[PROVIDED MATERIAL]
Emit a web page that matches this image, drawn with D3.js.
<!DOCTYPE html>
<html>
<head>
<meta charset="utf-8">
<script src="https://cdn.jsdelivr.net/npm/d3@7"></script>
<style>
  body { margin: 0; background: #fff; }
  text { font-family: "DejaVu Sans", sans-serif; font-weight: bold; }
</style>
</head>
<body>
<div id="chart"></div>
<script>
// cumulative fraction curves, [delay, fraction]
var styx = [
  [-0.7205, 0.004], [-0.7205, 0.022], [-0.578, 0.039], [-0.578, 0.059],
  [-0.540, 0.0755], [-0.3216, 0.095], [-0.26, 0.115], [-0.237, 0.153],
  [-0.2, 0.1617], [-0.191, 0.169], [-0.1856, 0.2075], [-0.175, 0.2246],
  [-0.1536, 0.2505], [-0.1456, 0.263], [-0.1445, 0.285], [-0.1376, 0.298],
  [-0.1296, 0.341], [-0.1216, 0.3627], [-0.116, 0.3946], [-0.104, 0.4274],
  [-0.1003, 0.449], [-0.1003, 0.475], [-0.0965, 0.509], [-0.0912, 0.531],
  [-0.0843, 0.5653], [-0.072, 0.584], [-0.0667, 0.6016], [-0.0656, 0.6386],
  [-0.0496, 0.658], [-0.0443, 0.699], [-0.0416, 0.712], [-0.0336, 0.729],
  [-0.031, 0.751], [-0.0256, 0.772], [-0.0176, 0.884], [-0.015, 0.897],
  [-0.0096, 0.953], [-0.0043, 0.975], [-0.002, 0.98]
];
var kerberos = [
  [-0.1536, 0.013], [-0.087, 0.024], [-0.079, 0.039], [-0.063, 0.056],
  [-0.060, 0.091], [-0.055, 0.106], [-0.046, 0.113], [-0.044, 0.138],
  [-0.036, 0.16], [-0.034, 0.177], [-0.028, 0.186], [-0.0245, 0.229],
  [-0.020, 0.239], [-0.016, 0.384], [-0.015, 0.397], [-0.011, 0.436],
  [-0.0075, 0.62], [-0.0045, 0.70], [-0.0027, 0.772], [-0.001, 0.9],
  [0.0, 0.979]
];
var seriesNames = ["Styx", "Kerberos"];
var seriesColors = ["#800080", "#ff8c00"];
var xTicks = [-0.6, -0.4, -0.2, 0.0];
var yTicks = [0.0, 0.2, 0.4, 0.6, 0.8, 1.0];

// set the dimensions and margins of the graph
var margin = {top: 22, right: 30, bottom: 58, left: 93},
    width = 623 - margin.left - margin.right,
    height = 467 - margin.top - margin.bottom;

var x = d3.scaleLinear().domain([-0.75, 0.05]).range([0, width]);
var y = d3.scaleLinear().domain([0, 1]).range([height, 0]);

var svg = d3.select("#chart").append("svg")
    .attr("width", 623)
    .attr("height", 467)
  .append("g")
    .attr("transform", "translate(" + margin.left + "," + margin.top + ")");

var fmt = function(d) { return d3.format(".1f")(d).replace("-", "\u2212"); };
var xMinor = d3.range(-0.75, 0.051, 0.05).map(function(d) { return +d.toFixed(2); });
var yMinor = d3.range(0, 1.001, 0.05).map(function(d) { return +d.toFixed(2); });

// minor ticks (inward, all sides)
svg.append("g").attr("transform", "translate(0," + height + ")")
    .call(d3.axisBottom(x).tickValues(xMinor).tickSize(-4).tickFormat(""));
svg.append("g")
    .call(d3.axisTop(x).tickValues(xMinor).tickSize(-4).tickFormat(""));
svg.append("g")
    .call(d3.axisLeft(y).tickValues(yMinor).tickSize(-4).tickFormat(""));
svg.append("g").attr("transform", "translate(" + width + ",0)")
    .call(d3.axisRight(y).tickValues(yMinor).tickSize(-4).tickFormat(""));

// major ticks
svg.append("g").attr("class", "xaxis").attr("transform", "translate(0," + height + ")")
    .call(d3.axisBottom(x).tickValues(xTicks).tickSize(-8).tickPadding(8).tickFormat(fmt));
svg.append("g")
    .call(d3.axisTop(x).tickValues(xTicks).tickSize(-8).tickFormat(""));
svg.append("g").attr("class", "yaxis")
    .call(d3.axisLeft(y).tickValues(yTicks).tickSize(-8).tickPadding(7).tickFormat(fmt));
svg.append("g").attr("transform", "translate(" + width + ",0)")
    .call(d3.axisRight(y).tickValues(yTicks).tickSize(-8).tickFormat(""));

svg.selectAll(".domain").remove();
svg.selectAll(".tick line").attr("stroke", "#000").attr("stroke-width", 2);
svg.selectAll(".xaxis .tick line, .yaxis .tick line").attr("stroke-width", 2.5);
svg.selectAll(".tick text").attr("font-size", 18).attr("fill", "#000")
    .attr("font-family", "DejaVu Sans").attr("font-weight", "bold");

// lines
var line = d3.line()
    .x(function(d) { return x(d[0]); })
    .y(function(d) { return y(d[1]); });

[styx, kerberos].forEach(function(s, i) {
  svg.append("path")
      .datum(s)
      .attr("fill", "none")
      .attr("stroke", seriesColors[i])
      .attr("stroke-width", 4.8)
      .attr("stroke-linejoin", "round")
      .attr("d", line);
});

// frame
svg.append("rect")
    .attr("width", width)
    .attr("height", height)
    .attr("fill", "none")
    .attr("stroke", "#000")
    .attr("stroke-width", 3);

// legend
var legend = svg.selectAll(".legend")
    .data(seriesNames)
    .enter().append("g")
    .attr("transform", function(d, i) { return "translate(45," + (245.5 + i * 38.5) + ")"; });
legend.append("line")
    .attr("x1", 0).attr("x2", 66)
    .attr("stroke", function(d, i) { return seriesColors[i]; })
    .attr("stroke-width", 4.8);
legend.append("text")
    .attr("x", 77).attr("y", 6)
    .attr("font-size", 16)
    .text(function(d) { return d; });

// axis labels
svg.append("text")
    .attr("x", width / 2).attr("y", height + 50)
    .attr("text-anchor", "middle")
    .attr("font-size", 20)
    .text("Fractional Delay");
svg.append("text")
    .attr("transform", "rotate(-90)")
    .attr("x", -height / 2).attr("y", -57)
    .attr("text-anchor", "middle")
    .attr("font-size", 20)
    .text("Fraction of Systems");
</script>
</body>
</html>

==

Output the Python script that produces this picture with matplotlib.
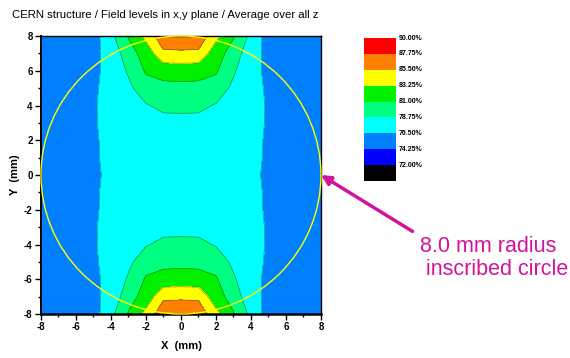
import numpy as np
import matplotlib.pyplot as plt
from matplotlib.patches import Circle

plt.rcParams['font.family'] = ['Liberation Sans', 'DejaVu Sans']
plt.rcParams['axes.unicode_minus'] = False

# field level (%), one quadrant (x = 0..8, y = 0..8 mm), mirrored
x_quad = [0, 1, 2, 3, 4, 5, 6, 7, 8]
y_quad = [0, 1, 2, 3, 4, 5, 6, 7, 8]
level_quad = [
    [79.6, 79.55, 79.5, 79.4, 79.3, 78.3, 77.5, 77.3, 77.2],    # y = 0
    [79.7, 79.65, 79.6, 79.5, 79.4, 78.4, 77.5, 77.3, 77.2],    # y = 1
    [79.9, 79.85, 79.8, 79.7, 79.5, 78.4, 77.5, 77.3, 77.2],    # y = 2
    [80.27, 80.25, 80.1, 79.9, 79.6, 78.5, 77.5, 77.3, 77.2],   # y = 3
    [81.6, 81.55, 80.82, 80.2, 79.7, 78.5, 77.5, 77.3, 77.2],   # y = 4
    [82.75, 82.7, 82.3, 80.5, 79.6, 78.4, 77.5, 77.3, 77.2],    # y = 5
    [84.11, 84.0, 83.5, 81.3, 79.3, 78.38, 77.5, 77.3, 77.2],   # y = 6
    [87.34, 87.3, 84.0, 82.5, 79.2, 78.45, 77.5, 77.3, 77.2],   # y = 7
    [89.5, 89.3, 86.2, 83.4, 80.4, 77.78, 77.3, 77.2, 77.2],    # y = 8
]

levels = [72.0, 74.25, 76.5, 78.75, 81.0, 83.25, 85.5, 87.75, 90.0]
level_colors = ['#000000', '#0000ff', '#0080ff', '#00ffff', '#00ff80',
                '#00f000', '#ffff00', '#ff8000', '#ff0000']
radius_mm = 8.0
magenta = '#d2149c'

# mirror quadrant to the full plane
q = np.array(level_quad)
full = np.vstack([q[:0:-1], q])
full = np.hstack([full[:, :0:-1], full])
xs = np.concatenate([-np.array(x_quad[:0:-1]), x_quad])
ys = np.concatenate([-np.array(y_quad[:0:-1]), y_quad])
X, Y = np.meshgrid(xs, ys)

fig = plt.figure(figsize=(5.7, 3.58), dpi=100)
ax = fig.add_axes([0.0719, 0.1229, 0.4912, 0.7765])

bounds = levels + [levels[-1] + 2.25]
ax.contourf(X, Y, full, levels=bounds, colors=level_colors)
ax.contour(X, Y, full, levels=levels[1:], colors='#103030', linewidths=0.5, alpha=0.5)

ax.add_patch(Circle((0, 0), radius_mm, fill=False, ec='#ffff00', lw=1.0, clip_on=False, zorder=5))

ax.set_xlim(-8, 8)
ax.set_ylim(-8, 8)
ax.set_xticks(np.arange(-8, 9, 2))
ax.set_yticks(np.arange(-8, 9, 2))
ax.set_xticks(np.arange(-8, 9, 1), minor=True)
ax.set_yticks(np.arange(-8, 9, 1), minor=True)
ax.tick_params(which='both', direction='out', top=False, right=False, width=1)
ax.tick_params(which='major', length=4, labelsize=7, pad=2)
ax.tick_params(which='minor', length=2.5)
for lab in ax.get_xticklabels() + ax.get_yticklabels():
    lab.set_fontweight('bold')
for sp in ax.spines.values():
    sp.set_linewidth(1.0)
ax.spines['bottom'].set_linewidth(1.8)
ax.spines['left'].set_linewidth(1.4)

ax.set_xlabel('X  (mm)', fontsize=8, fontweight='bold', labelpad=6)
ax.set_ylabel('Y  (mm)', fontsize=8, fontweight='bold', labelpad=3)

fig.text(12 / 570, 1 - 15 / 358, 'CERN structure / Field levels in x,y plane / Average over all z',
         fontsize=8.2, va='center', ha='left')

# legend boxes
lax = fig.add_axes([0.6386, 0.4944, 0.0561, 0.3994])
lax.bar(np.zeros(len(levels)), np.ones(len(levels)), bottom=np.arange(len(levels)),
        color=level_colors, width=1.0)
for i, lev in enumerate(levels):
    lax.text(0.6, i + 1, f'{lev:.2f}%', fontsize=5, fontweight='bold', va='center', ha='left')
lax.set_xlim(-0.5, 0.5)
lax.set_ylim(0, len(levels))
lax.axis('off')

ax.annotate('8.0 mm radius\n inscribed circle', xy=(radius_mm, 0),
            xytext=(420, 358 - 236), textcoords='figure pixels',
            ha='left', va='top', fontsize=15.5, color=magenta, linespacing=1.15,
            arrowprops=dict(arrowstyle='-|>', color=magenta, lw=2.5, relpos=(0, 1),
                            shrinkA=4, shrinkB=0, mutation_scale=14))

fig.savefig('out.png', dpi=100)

[WHAT THE EXERCISE ASKS] Skip every picture. Repeat the lines from the one with "Output the Python" through the one with "ax = fig.add_axes([0.0719, 0.1229, 0.4912, 0.7765])", both ends included.

[ANSWER]
Output the Python script that produces this picture with matplotlib.
import numpy as np
import matplotlib.pyplot as plt
from matplotlib.patches import Circle

plt.rcParams['font.family'] = ['Liberation Sans', 'DejaVu Sans']
plt.rcParams['axes.unicode_minus'] = False

# field level (%), one quadrant (x = 0..8, y = 0..8 mm), mirrored
x_quad = [0, 1, 2, 3, 4, 5, 6, 7, 8]
y_quad = [0, 1, 2, 3, 4, 5, 6, 7, 8]
level_quad = [
    [79.6, 79.55, 79.5, 79.4, 79.3, 78.3, 77.5, 77.3, 77.2],    # y = 0
    [79.7, 79.65, 79.6, 79.5, 79.4, 78.4, 77.5, 77.3, 77.2],    # y = 1
    [79.9, 79.85, 79.8, 79.7, 79.5, 78.4, 77.5, 77.3, 77.2],    # y = 2
    [80.27, 80.25, 80.1, 79.9, 79.6, 78.5, 77.5, 77.3, 77.2],   # y = 3
    [81.6, 81.55, 80.82, 80.2, 79.7, 78.5, 77.5, 77.3, 77.2],   # y = 4
    [82.75, 82.7, 82.3, 80.5, 79.6, 78.4, 77.5, 77.3, 77.2],    # y = 5
    [84.11, 84.0, 83.5, 81.3, 79.3, 78.38, 77.5, 77.3, 77.2],   # y = 6
    [87.34, 87.3, 84.0, 82.5, 79.2, 78.45, 77.5, 77.3, 77.2],   # y = 7
    [89.5, 89.3, 86.2, 83.4, 80.4, 77.78, 77.3, 77.2, 77.2],    # y = 8
]

levels = [72.0, 74.25, 76.5, 78.75, 81.0, 83.25, 85.5, 87.75, 90.0]
level_colors = ['#000000', '#0000ff', '#0080ff', '#00ffff', '#00ff80',
                '#00f000', '#ffff00', '#ff8000', '#ff0000']
radius_mm = 8.0
magenta = '#d2149c'

# mirror quadrant to the full plane
q = np.array(level_quad)
full = np.vstack([q[:0:-1], q])
full = np.hstack([full[:, :0:-1], full])
xs = np.concatenate([-np.array(x_quad[:0:-1]), x_quad])
ys = np.concatenate([-np.array(y_quad[:0:-1]), y_quad])
X, Y = np.meshgrid(xs, ys)

fig = plt.figure(figsize=(5.7, 3.58), dpi=100)
ax = fig.add_axes([0.0719, 0.1229, 0.4912, 0.7765])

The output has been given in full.